I have no idea how the future will play out. But neither does anyone else.
Written by Dana Blankenhorn, Inactive

8ball.jpg
Crystal ball hazy. Please try again.

I always reach for my Magic 8-Ball when some study overreaches with its conclusion, as two Harvard Business School faculty did recently by claiming that "Microsoft will always beat open source."

The two men, called boffins in a British story that didn't notice they're in the Business School, call the Linux-Windows match-up a "duopoly" and posit some theoretical conditions that would allow Linux to win a dominant share of the market.

They conclude it won't.

Their most provocative point, which I have no argument with, is this:

Harnessing demand-side learning more efficiently is not sufficient for Linux to win the competitive battle against Windows.
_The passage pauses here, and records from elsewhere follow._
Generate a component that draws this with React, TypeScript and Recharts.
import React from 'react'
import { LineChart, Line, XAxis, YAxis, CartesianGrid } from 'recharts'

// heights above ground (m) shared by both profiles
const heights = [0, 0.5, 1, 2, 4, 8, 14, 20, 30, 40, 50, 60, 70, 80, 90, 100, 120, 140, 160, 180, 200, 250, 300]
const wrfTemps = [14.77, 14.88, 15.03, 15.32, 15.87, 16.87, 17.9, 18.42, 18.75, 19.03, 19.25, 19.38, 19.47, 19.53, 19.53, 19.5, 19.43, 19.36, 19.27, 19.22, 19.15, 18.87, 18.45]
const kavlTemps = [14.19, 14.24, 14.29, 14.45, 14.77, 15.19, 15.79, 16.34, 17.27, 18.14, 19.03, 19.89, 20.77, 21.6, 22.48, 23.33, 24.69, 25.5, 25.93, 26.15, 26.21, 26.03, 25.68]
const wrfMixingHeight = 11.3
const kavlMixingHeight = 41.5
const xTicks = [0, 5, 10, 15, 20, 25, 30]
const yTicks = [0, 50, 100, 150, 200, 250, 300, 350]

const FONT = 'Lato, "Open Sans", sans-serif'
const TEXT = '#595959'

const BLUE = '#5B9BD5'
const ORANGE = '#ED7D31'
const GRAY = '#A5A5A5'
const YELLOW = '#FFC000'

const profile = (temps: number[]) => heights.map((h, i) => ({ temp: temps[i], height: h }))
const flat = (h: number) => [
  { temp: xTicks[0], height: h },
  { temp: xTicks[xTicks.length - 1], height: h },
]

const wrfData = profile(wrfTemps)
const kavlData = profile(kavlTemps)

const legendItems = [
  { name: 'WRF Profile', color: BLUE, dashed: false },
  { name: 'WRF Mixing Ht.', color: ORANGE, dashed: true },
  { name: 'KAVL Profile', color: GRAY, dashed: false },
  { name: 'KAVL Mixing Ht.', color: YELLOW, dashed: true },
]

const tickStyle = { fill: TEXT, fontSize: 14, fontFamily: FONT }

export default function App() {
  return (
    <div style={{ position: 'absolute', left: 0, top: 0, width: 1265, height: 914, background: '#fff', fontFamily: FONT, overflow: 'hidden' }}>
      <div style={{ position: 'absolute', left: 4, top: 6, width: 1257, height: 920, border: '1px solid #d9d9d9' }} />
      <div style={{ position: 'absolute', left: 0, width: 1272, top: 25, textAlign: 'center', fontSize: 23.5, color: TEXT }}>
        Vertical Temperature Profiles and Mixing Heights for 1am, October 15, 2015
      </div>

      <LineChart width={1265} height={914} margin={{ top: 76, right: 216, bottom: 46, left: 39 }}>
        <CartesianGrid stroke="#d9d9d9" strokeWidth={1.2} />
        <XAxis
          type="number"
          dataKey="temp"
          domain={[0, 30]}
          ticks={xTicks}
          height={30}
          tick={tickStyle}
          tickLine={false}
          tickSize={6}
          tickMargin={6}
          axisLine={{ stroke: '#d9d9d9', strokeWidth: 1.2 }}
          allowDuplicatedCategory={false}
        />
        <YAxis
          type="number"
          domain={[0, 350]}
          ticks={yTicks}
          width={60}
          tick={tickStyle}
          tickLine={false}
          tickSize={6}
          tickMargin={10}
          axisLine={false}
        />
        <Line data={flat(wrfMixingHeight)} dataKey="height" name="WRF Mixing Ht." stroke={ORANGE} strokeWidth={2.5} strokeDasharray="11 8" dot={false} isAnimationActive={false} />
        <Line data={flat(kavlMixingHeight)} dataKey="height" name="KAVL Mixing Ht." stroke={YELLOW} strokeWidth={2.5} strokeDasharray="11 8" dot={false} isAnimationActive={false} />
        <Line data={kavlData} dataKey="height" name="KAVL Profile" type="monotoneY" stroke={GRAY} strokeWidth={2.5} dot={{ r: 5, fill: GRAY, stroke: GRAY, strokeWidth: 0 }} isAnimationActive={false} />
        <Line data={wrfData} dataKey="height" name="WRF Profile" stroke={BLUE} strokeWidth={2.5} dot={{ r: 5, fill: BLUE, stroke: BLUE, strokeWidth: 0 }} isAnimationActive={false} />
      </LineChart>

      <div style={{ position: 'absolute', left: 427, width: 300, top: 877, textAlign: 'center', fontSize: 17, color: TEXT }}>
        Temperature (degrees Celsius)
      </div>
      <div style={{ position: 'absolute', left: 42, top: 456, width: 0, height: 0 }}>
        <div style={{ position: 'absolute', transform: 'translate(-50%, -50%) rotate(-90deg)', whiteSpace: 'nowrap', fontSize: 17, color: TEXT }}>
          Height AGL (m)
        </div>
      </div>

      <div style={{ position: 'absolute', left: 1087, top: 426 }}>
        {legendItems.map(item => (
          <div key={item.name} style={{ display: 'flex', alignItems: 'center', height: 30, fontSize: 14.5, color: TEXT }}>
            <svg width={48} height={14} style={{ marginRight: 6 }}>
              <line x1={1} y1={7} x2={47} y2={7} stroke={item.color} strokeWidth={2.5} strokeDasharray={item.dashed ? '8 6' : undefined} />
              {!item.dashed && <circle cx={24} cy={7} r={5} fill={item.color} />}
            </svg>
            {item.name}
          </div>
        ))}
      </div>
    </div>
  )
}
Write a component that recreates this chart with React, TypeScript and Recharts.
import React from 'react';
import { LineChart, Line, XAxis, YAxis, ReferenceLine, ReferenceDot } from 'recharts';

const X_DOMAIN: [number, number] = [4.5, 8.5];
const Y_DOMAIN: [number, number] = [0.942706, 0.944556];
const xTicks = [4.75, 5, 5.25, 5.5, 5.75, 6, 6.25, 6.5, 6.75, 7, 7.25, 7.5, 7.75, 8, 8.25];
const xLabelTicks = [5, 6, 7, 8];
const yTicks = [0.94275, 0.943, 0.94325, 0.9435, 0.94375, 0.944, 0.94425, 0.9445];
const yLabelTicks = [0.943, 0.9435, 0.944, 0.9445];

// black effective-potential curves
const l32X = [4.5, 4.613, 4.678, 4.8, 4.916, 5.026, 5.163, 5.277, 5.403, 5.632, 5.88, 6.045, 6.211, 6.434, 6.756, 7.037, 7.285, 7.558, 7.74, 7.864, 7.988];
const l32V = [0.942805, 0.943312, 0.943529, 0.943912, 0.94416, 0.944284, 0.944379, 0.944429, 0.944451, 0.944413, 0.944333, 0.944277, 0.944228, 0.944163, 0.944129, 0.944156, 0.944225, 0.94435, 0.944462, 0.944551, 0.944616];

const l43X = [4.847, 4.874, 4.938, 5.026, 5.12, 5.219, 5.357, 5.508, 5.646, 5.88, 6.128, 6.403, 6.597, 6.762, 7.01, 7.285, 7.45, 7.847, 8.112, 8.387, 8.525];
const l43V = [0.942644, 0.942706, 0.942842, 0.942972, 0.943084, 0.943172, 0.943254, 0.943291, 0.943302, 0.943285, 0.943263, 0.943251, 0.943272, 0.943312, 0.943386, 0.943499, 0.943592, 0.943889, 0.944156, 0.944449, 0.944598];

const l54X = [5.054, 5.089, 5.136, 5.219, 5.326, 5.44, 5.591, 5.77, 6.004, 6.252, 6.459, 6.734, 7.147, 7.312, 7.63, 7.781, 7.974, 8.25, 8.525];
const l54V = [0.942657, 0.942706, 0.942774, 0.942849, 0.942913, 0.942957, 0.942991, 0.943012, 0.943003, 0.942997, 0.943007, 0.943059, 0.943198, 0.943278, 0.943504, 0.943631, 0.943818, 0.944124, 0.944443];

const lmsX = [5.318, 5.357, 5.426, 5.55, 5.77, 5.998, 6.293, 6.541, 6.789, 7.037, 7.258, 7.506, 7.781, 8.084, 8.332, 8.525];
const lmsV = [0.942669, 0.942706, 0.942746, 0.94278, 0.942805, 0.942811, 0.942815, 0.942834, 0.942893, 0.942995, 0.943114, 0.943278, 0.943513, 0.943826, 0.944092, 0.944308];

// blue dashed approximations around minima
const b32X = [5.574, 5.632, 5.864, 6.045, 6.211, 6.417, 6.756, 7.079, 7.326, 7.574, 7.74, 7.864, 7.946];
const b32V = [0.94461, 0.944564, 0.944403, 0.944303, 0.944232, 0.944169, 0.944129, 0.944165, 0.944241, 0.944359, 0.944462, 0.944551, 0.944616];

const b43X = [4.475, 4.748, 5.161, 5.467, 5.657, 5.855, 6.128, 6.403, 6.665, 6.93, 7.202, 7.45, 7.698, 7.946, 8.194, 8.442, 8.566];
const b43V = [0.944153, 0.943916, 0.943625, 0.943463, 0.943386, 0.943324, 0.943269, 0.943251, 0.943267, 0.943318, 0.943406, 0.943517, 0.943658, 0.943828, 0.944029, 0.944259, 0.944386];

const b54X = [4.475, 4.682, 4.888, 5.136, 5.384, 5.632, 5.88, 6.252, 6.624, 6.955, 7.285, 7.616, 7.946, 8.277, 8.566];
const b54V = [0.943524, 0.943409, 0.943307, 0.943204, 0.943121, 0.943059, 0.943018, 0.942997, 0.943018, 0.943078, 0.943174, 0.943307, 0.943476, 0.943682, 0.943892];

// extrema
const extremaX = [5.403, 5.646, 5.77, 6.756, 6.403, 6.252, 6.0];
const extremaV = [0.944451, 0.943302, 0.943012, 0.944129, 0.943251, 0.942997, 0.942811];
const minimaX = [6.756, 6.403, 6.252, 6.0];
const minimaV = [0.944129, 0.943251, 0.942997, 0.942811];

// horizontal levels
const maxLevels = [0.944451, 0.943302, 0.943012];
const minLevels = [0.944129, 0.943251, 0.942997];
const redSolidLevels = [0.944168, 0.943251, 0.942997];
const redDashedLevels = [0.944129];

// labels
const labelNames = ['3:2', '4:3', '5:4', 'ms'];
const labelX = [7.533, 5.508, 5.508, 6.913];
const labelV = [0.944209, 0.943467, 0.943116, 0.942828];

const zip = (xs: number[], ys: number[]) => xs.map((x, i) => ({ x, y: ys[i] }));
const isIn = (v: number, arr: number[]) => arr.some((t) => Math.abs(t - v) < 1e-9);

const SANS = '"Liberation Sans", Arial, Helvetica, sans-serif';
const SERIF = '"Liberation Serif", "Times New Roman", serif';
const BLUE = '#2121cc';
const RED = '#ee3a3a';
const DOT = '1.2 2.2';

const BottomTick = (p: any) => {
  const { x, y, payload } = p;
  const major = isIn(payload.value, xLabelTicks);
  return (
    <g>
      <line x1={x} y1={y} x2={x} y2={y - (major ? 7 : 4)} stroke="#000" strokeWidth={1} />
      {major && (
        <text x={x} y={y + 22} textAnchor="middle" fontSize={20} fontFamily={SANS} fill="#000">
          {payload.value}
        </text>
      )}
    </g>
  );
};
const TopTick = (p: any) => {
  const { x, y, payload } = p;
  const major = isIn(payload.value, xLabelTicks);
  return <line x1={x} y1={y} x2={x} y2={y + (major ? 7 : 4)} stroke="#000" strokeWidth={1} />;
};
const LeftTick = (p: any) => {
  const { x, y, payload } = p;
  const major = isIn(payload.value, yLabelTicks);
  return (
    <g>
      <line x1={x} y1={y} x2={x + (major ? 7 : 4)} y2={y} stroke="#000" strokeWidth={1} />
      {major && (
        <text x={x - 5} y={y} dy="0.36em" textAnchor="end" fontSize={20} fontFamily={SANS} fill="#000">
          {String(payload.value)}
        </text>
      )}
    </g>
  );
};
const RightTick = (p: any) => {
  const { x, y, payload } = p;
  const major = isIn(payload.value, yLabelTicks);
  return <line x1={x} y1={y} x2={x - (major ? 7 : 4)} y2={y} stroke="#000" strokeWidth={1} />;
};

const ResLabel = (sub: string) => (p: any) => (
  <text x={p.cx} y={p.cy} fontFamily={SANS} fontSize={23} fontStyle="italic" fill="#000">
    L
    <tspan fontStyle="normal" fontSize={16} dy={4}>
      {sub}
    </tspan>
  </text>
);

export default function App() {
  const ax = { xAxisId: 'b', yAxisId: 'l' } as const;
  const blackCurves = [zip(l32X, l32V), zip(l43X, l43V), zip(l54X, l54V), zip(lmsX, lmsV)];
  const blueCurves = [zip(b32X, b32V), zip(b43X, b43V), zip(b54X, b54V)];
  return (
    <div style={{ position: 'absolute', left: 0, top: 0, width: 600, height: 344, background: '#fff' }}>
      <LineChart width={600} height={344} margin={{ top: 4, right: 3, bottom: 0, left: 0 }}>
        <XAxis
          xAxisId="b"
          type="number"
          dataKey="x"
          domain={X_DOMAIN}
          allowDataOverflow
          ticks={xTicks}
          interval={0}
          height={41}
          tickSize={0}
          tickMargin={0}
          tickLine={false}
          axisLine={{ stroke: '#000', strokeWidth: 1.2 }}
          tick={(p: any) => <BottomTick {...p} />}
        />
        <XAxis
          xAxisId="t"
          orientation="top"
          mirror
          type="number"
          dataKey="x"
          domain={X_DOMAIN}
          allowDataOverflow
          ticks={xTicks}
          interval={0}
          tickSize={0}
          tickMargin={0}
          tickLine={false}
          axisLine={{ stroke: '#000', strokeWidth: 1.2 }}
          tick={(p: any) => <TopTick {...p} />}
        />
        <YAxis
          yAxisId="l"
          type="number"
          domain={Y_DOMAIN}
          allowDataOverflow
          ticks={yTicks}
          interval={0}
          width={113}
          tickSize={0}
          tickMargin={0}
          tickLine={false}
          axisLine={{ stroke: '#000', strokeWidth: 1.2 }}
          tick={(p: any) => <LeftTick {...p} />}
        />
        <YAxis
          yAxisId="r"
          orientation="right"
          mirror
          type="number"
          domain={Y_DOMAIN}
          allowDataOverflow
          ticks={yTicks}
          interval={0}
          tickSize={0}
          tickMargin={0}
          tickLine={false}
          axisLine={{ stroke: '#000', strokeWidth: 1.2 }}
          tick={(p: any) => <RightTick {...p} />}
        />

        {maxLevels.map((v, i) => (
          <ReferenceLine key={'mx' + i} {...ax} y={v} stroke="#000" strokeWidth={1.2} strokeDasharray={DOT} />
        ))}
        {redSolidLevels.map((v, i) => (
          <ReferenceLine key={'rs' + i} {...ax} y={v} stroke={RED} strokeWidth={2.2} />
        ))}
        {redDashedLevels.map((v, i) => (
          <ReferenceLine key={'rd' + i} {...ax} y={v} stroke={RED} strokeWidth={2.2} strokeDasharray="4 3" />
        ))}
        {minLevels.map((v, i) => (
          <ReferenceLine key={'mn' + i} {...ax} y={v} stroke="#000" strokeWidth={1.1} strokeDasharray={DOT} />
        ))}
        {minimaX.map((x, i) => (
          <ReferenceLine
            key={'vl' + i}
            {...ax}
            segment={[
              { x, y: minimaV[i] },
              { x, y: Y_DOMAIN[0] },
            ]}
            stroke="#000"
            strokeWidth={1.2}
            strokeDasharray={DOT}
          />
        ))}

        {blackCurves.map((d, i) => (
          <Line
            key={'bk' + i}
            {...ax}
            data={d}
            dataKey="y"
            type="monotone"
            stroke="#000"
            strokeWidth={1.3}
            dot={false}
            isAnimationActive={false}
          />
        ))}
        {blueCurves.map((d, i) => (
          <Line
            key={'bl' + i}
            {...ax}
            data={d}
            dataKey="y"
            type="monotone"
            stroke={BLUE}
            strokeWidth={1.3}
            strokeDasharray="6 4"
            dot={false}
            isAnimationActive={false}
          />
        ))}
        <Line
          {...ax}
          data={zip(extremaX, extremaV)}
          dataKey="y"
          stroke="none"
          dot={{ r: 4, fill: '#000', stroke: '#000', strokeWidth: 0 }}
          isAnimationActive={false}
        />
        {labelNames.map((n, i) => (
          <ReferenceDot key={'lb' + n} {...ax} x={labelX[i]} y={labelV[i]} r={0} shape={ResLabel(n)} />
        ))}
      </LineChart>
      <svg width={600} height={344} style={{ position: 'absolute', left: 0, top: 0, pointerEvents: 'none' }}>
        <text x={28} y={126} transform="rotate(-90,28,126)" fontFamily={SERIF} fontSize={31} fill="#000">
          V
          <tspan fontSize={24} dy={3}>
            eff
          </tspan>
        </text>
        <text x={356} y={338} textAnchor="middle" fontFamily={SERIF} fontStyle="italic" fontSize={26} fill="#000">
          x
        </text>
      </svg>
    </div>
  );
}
On this point they're right, and they should stop right there, because everything else they write is pure conjecture. Like the idea that Linux and open source have no other advantages. Like the idea that Microsoft can protect itself by simply dropping its prices. Like the idea that open source isn't filled with clever entrepreneurs, as opposed to earnest hackers. Like the idea that Microsoft can't make mistakes in the post-Gates era.

Personally I have no idea how the future will play out. But neither does anyone else. Boffins not excepted. Who could have ever imagined that a Harvard drop-out would one day supplant IBM as the dominant force in the computing universe?

The future does not succumb to your models. Only today and yesterday do.